More than 700,000 East Timorese are registered to vote in the country, which is home to 1.2 million people.
Over 20 political parties are vying for 65 seats in parliament as frustration grows over the government’s failure to use the wealth generated by oil and gas sales to support development and create jobs.
The parliamentary election will determine the country’s prime minister. The official results of the election is expected to be announced by Aug 6, although preliminary results should come much earlier.
East Timorese picked former independence fighter Francisco “Lu Olo” Guterres as president in an election in March.
Both the presidential and parliamentary elections are the first since the United Nations ended its peacekeeping operations in 2012.

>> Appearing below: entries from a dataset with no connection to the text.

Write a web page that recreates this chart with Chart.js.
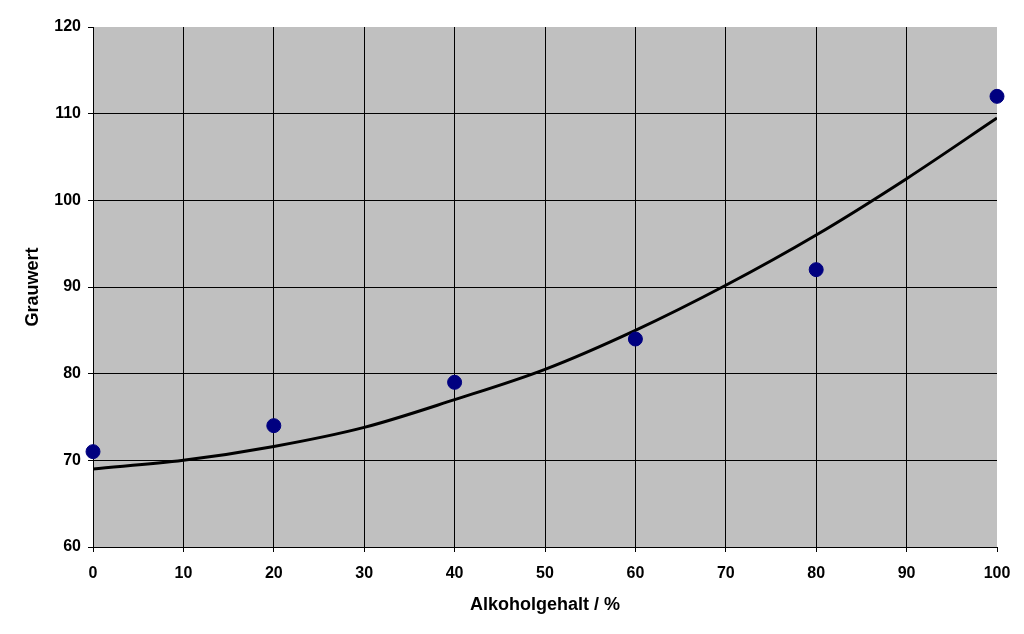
<!DOCTYPE html>
<html>
<head>
<meta charset="utf-8">
<script src="https://cdn.jsdelivr.net/npm/chart.js@4/dist/chart.umd.min.js"></script>
<style>
  html, body { margin: 0; padding: 0; background: #fff; }
  #wrap { width: 1024px; height: 634px; }
</style>
</head>
<body>
<div id="wrap"><canvas id="chart" width="1024" height="634"></canvas></div>
<script>
// measured points
const alkohol = [0, 20, 40, 60, 80, 100];
const grauwert = [71, 74, 79, 84, 92, 112];

// trend curve, every 10 %
const trendX = [0, 10, 20, 30, 40, 50, 60, 70, 80, 90, 100];
const trendY = [69, 70, 71.6, 73.8, 77, 80.5, 85, 90.2, 96, 102.5, 109.5];

const xTitle = 'Alkoholgehalt / %';
const yTitle = 'Grauwert';

const font = { family: "'Liberation Sans', Arial, sans-serif", weight: 'bold' };

// plot area background
const plotBg = {
  id: 'plotBg',
  beforeDraw(chart) {
    const { ctx, chartArea: a } = chart;
    ctx.save();
    ctx.fillStyle = '#c0c0c0';
    ctx.fillRect(a.left, a.top, a.right - a.left, a.bottom - a.top);
    ctx.restore();
  }
};

const ctx = document.getElementById('chart').getContext('2d');
new Chart(ctx, {
  type: 'scatter',
  data: {
    datasets: [
      {
        label: 'Messwerte',
        data: alkohol.map((x, i) => ({ x, y: grauwert[i] })),
        backgroundColor: '#000080',
        borderColor: '#000080',
        pointRadius: 7,
        pointHoverRadius: 7,
        clip: false,
        order: 1
      },
      {
        label: 'Trend',
        type: 'line',
        data: trendX.map((x, i) => ({ x, y: trendY[i] })),
        borderColor: '#000',
        borderWidth: 3,
        pointRadius: 0,
        fill: false,
        cubicInterpolationMode: 'monotone',
        order: 2
      }
    ]
  },
  options: {
    responsive: false,
    animation: false,
    layout: { padding: { top: 27, right: 27, left: 18, bottom: 14 } },
    plugins: {
      legend: { display: false },
      tooltip: { enabled: false }
    },
    scales: {
      x: {
        type: 'linear',
        min: 0,
        max: 100,
        ticks: { stepSize: 10, color: '#000', font: { ...font, size: 16 }, padding: 12 },
        grid: {
          color: c => (c.tick && c.tick.value === 100 ? 'rgba(0,0,0,0)' : '#000'),
          tickColor: '#000',
          tickLength: 5,
          lineWidth: 1
        },
        border: { color: '#000', width: 1 },
        title: { display: true, text: xTitle, color: '#000', font: { ...font, size: 18 }, padding: { top: 8 } },
        afterFit(s) { s.height = 73; }
      },
      y: {
        min: 60,
        max: 120,
        ticks: { stepSize: 10, color: '#000', font: { ...font, size: 16 }, padding: 7 },
        grid: {
          color: c => (c.tick && c.tick.value === 120 ? 'rgba(0,0,0,0)' : '#000'),
          tickColor: '#000',
          tickLength: 5,
          lineWidth: 1
        },
        border: { color: '#000', width: 1 },
        title: { display: true, text: yTitle, color: '#000', font: { ...font, size: 18 }, padding: { bottom: 16 } },
        afterFit(s) { s.width = 75; }
      }
    }
  },
  plugins: [plotBg]
});
</script>
</body>
</html>
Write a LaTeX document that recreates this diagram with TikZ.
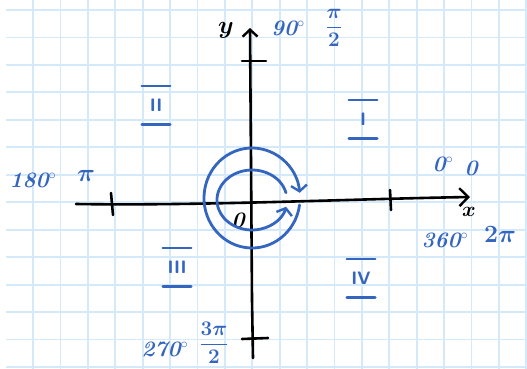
\documentclass[tikz,border=0pt]{standalone}
\usepackage{amsmath}
\usetikzlibrary{arrows.meta}
\definecolor{pen}{RGB}{52,102,192}
\definecolor{gridc}{RGB}{212,234,250}
\begin{document}
\begin{tikzpicture}[x=1pt,y=-1pt,
  axis/.style={line width=2.6pt, black, line cap=round, line join=round},
  penline/.style={line width=2.8pt, pen, line cap=round, line join=round},
  blab/.style={text=pen, font=\fontsize{22}{22}\selectfont\bfseries\itshape, inner sep=0pt},
  bfrac/.style={text=pen, font=\fontsize{20}{20}\selectfont\bfseries, inner sep=0pt},
  bpi/.style={text=pen, font=\fontsize{28}{28}\selectfont\bfseries, inner sep=0pt},
  klab/.style={text=black, font=\fontsize{24}{24}\selectfont\bfseries, inner sep=0pt},
  quadrant/.style={text=pen, font=\fontsize{18}{18}\selectfont\sffamily\bfseries, minimum width=28pt, minimum height=38pt, inner sep=0pt},
  bar/.style={line width=2.6pt, pen, line cap=round},
  gridline/.style={gridc, line width=1.8pt}]
\useasboundingbox (0,0) rectangle (527,369);
\fill[white] (0,0) rectangle (527,369);
% grid paper
\foreach \k in {0,...,18} \draw[gridline] ({33+27.4*\k},0) -- ({33+27.4*\k},369);
\foreach \k in {0,...,13} \draw[gridline] (6,{10+27.46*\k}) -- (527,{10+27.46*\k});
% axes
\coordinate (xl) at (76,204);
\coordinate (xr) at (470,197);
\coordinate (yb) at (253,358);
\coordinate (yt) at (250,28);
\draw[axis, -{Straight Barb[length=9pt,width=18pt,line width=2.4pt]}] (xl) .. controls (200,206) and (350,199) .. (xr);
\draw[axis, -{Straight Barb[length=7pt,width=15pt,line width=2.4pt]}] (yb) -- (252,300) -- (yt);
% ticks
\coordinate (tla) at (111,193); \coordinate (tlb) at (113,215);
\coordinate (tra) at (390,190); \coordinate (trb) at (391,210);
\coordinate (tta) at (242,61);  \coordinate (ttb) at (266,61);
\coordinate (tba) at (242,339); \coordinate (tbb) at (268,338);
\draw[axis] (tla) -- (tlb);
\draw[axis] (tra) -- (trb);
\draw[axis] (tta) -- (ttb);
\draw[axis] (tba) -- (tbb);
% black labels
\node[klab] (ylab) at (226,30) {$\boldsymbol{y}$};
\node[klab, font=\fontsize{20}{20}\selectfont] (xlab) at (469,212) {$\boldsymbol{x}$};
\node[klab, font=\fontsize{22}{22}\selectfont\bfseries\itshape] (olab) at (238,220) {0};
% blue labels
\node[blab] (a90) at (288,28) {90$^\circ$};
\node[bfrac] (p2) at (334,28) {$\dfrac{\boldsymbol{\pi}}{\mathbf{2}}$};
\node[blab] (a180) at (33,180) {180$^\circ$};
\node[bpi] (pi1) at (86,176) {$\boldsymbol{\pi}$};
\node[blab] (a0) at (443,164) {0$^\circ$};
\node[blab] (z0) at (471,168) {0};
\node[blab] (a360) at (445,240) {360$^\circ$};
\node[bpi] (tpi) at (500,234) {$\mathbf{2}\boldsymbol{\pi}$};
\node[blab] (a270) at (165,349) {270$^\circ$};
\node[bfrac] (tp2) at (214,343) {$\dfrac{\mathbf{3}\boldsymbol{\pi}}{\mathbf{2}}$};
% quadrants
\node[quadrant] (q1) at (363,119) {I};
\node[quadrant] (q2) at (156,105) {II};
\node[quadrant] (q3) at (177,267) {III};
\node[quadrant] (q4) at (361,278) {IV};
\foreach \q in {q1,q2,q3,q4} {
  \draw[bar] (\q.north west) -- (\q.north east);
  \draw[bar] (\q.south west) -- (\q.south east);
}
% rotation loops
\coordinate (co) at (252,198);
\coordinate (ci) at (252,200);
\draw[penline, -{Straight Barb[length=6pt,width=16pt,line width=2.4pt]}]
  ([shift={(8:48 and 50)}]co) arc[start angle=8, end angle=354, x radius=48, y radius=50];
\draw[penline, -{Straight Barb[length=6pt,width=16pt,line width=2.4pt]}]
  ([shift={(-14:35 and 30)}]ci) arc[start angle=-14, end angle=-347, x radius=35, y radius=30];
\end{tikzpicture}
\end{document}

The former Portuguese colony was invaded by neighbouring Indonesia in 1975. An often violent 24-year resistance movement took East Timor to independence in 2002 and many of its key figures still feature prominently in running the country.
Xanana Gusmao, another former independence fighter who was also East Timor’s first president after independence, and his National Congress for Timorese Reconstruction (CNRT) party are seen as the frontrunners in Saturday’s vote. CNRT is also part of the current governing coalition.
If his party wins, Mr Gusmao said it would continue development focusing on agriculture and tourism.